Alimentary canals of two lab reared herbivore species, M. sexta and H. virescens, were dissected under a light microscope and imaged using a confocal laser-scanning microscope (CLSM). Under the light microscope, we were able to differentiate three segments of gut (foregut, midgut and hind gut). The foregut to midgut ratio is obviously higher in Manduca sexta (Fig. 2) than in Heliothis virescens (Fig. 1). The foregut is well musculated in both species. We were not able to find any differences in the junction between the fore and midgut of the two species (Figs 3, 4, 5).

Figure 1.

Alimentary canal of early fourth instar larvae of Heliothis virescens imaged by Light microscope

Figure 2.

Alimentary canal of early third instar larvae of Manduca sexta imaged by Light microscope

Figure 3.

CLSM volume rendered micrograph showing the junction of foregut and midgut of Heliothis virescens larva

Figure 4.

CLSM volume rendered micrograph showing midgut epithellium of Manduca sexta at the junction of foregut and midgut

Figure 5.

CLSM volume rendered micrograph showing the junction of foregut and midgut of Manduca sexta larva

While feeding on the same host plant, H. virescens larvae deposit higher amounts of regurgitant than M. sexta larvae (Peiffer and Felton 2009). Although Grant 2006 claimed that insect regurgitant behavior is directly asssociated with foregut to midgut ratio, we observed higher foregut to midgut ratio in M. sexta than that in H. virescens (Figs 1, 2). Further investigation is needed to elucidate the mechanism of regurgitation. One of the possible mechanisms is voluntary movement of foregut muscle.

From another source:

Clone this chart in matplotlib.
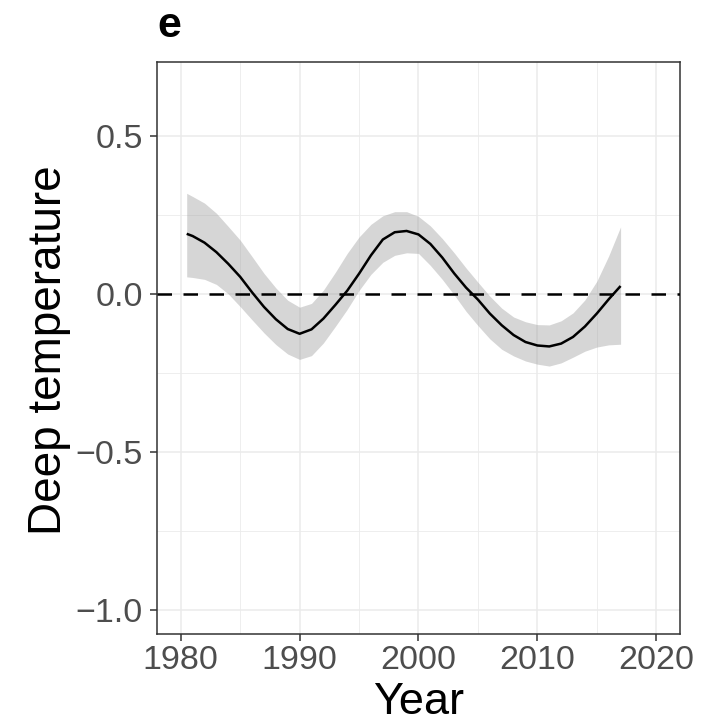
import matplotlib
matplotlib.use('Agg')
import matplotlib.pyplot as plt

plt.rcParams['font.family'] = ['Liberation Sans', 'DejaVu Sans']

# Smoothed deep temperature anomaly with its confidence band
years = [1980.5, 1981, 1982, 1983, 1984, 1985, 1986, 1987, 1988, 1989,
         1990, 1991, 1992, 1993, 1994, 1995, 1996, 1997, 1998, 1999,
         2000, 2001, 2002, 2003, 2004, 2005, 2006, 2007, 2008, 2009,
         2010, 2011, 2012, 2013, 2014, 2015, 2016, 2017]
fit = [0.190, 0.183, 0.162, 0.132, 0.095, 0.054, 0.005, -0.041, -0.080, -0.111,
       -0.126, -0.112, -0.078, -0.035, 0.010, 0.064, 0.122, 0.172, 0.195, 0.199,
       0.188, 0.158, 0.115, 0.065, 0.020, -0.018, -0.062, -0.099, -0.130, -0.152,
       -0.163, -0.166, -0.157, -0.136, -0.103, -0.062, -0.017, 0.025]
upper = [0.318, 0.308, 0.287, 0.255, 0.213, 0.170, 0.118, 0.065, 0.019, -0.020,
         -0.042, -0.030, 0.012, 0.068, 0.128, 0.180, 0.220, 0.247, 0.260, 0.260,
         0.245, 0.215, 0.175, 0.130, 0.082, 0.037, -0.007, -0.045, -0.073, -0.088,
         -0.097, -0.098, -0.085, -0.060, -0.019, 0.040, 0.120, 0.212]
lower = [0.054, 0.052, 0.046, 0.030, 0.000, -0.040, -0.082, -0.123, -0.160, -0.190,
         -0.207, -0.195, -0.155, -0.103, -0.049, 0.011, 0.062, 0.100, 0.122, 0.130,
         0.128, 0.090, 0.046, -0.003, -0.055, -0.100, -0.142, -0.175, -0.196, -0.212,
         -0.222, -0.228, -0.218, -0.200, -0.181, -0.168, -0.161, -0.159]

xticks = [1980, 1990, 2000, 2010, 2020]
xminor = [1985, 1995, 2005, 2015]
yticks = [-1.0, -0.5, 0.0, 0.5]
yminor = [-0.75, -0.25, 0.25]
ytick_labels = ['\u22121.0', '\u22120.5', '0.0', '0.5']

xlabel = 'Year'
ylabel = 'Deep temperature'
panel = 'e'


def main():
    fig = plt.figure(figsize=(7.03, 7.28), dpi=100)
    ax = fig.add_axes([0.2233, 0.1291, 0.744, 0.7857])

    # grid, drawn by hand so minor and major lines differ in weight
    for x in xminor:
        ax.axvline(x, color='#EBEBEB', lw=0.6, zorder=0)
    for y in yminor:
        ax.axhline(y, color='#EBEBEB', lw=0.6, zorder=0)
    for x in xticks:
        ax.axvline(x, color='#EBEBEB', lw=1.1, zorder=0)
    for y in yticks:
        ax.axhline(y, color='#EBEBEB', lw=1.1, zorder=0)

    ax.fill_between(years, lower, upper, color='#999999', alpha=0.4,
                    lw=0, zorder=1)
    ax.plot(years, fit, color='black', lw=1.8, zorder=3,
            solid_capstyle='butt', solid_joinstyle='round')
    ax.axhline(0, color='black', lw=1.8, linestyle=(0, (5.8, 4.6)),
               zorder=4)

    ax.set_xlim(1978, 2022)
    ax.set_ylim(-1.075, 0.733)
    ax.set_xticks(xticks)
    ax.set_xticklabels([str(x) for x in xticks])
    ax.set_yticks(yticks)
    ax.set_yticklabels(ytick_labels)

    ax.tick_params(axis='both', which='major', labelsize=24.5,
                   labelcolor='#4D4D4D', color='#333333', length=5,
                   width=1.1, pad=3)
    ax.tick_params(axis='y', pad=5)
    for s in ax.spines.values():
        s.set_color('#333333')
        s.set_linewidth(1.1)

    ax.set_xlabel(xlabel, fontsize=32.5, color='black')
    ax.set_ylabel(ylabel, fontsize=33, color='black')
    ax.xaxis.set_label_coords(0.5, -0.084)
    ax.yaxis.set_label_coords(-0.164, 0.497)

    fig.text(0.2233, 1 - 37 / 728, panel, fontsize=31, fontweight='bold',
             ha='left', va='baseline')

    fig.savefig('out.png', dpi=100, facecolor='white')
    return 1


if __name__ == '__main__':
    main()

Two types of rhythmic movements occur in the foregut region of M. sexta larvae. Peristalsis movements push food materials towards the mid gut while constriction along the esophagus region retains food inside the crop (Miles and Booker 1994). It is likely that synchronization of these two foregut-movements prevents regurgitation.

Relevance to ongoing research

The senior author studies plant defense mechanisms against herbivores, mainly focusing on herbivore specificity of induced volatile production. After feeding damage by two different herbivores of the same feeding guild, Nicotiana benthamiana plant produce significantly different amounts of volatiles. Feeding damage by Heliothis virescens (generalist herbivore) produces 2–3 times as much volatiles as feeding damage by Manduca sexta (specialist herbivore). This variation is due to the presence of different elicitors in the insects’ regurgitant. M. sexta regurgitant contains volicitin, glutamine fatty acid conjugate and glutamic acid conjugates, whereas H. virescens regurgitant contains the former two elicitors only (Alborn et al. 2003, Yoshinaga et al. 2014). While feeding on the same host plant, these two herbivores deposit different amounts of regurgitant on the damage site (Peiffer and Felton 2009). So, it is likely that this difference in regurgitation behavior is also causing variation in volatile production. However, no study has determined how variation in the amount of regurgitant deposition on a wound site affect induced volatile production by plant.

Acknowledgements

We thank Loren Rivera-Vega, Kirsten Persons, Ryan Reynolds, Anne Jones, Asher Jones and Samita Limbu for their help in dissections and for useful discussions during the course of this work and Missy Hazen (Penn State Microscopy and Cytometry Facility - University Park, PA) for her help with CLSM.